Hamm and Cormier go on to argue that the bulk of teacher learning can be done by facilitating digital interactions and experiences in online spaces — which allow participants to interact with new ideas anytime and from anywhere:
In this professional learning format, the learner is able to continuously build their educational and networking capacities by reading over professional development content and articles. They may contribute to and read discussions where many participants engaged in the topic share ideas and experiences. Key ideas can then be brought back to their own schools to share with colleagues and additional community educational stakeholders such as parents.
As a guy who has spent the better part of a decade working in a school structured as a professional learning community AND using digital spaces to facilitate my professional growth, I see two points of concern in Hamm and Cormier’s thinking:
Digital spaces facilitate sharing and networking — but sharing and networking are entry-level collaborative practices:
Hamm and Cormier are right to suggest that any teacher working in any subject area and driven by any professional interest can find information that will challenge their thinking in digital spaces. In fact, that’s what I value the MOST about the learning that I do online. The peers that I learn from in places like Twitter or Google+ or on the blogs that I follow in my feed reader are always sharing interesting content that I can access easily whenever I have a few free minutes and an Internet connection.
But sharing and networking are entry-level collaborative practices, y’all — akin to nothing more than knowledge-building in our classrooms.

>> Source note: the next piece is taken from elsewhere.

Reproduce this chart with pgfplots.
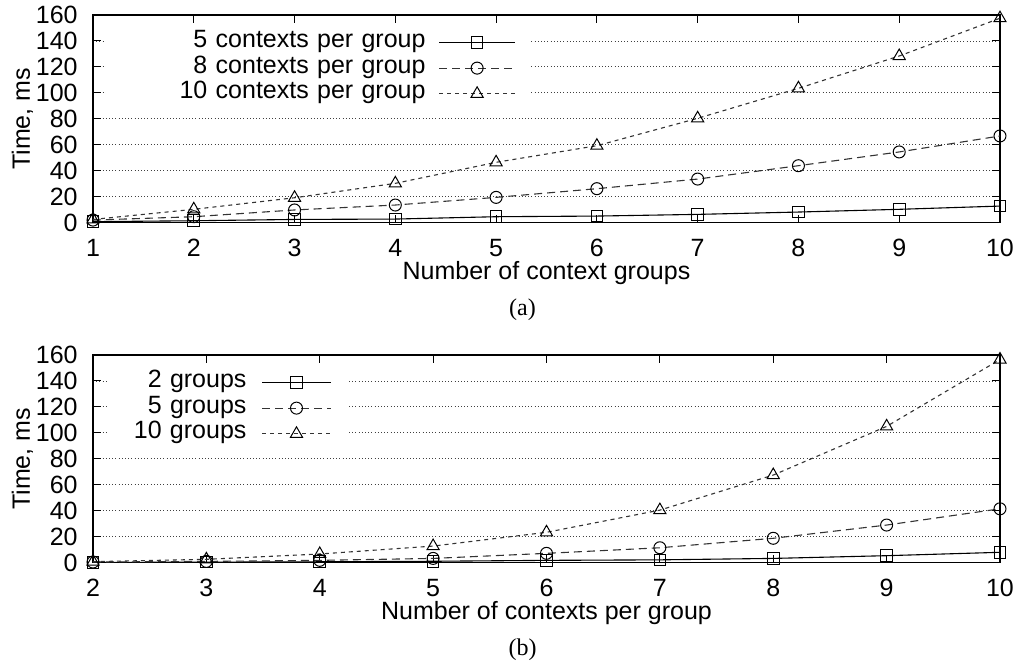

Would we settle for learning experiences that failed to give students sustained opportunities to wrestle deeply or to test their ideas or to be intellectually challenged by their peers? Would we be satisfied if our students were never asked to systematically reflect on who they are as learners or to back up their notions with evidence collected over time? Then why should we settle for learning experiences that fail to give teachers the same opportunities.
Now don’t get me wrong: Deep and meaningful learning done in partnership with thoughtful peers and sustained over long periods of time is technically doable using nothing but digital tools. Determined colleagues really ARE joining together in regular Google Hangouts or Voxer conversations or Facebook groups to reflect around problems of practice together.
But the truth is that deep and meaningful learning in social spaces isn’t nearly as easy as simple sharing. And as a result, simple sharing has become the most common pattern of participation for educators living and learning online. PLCs done well, on the other hand, are designed to move teacher teams beyond simple sharing and into careful reflection.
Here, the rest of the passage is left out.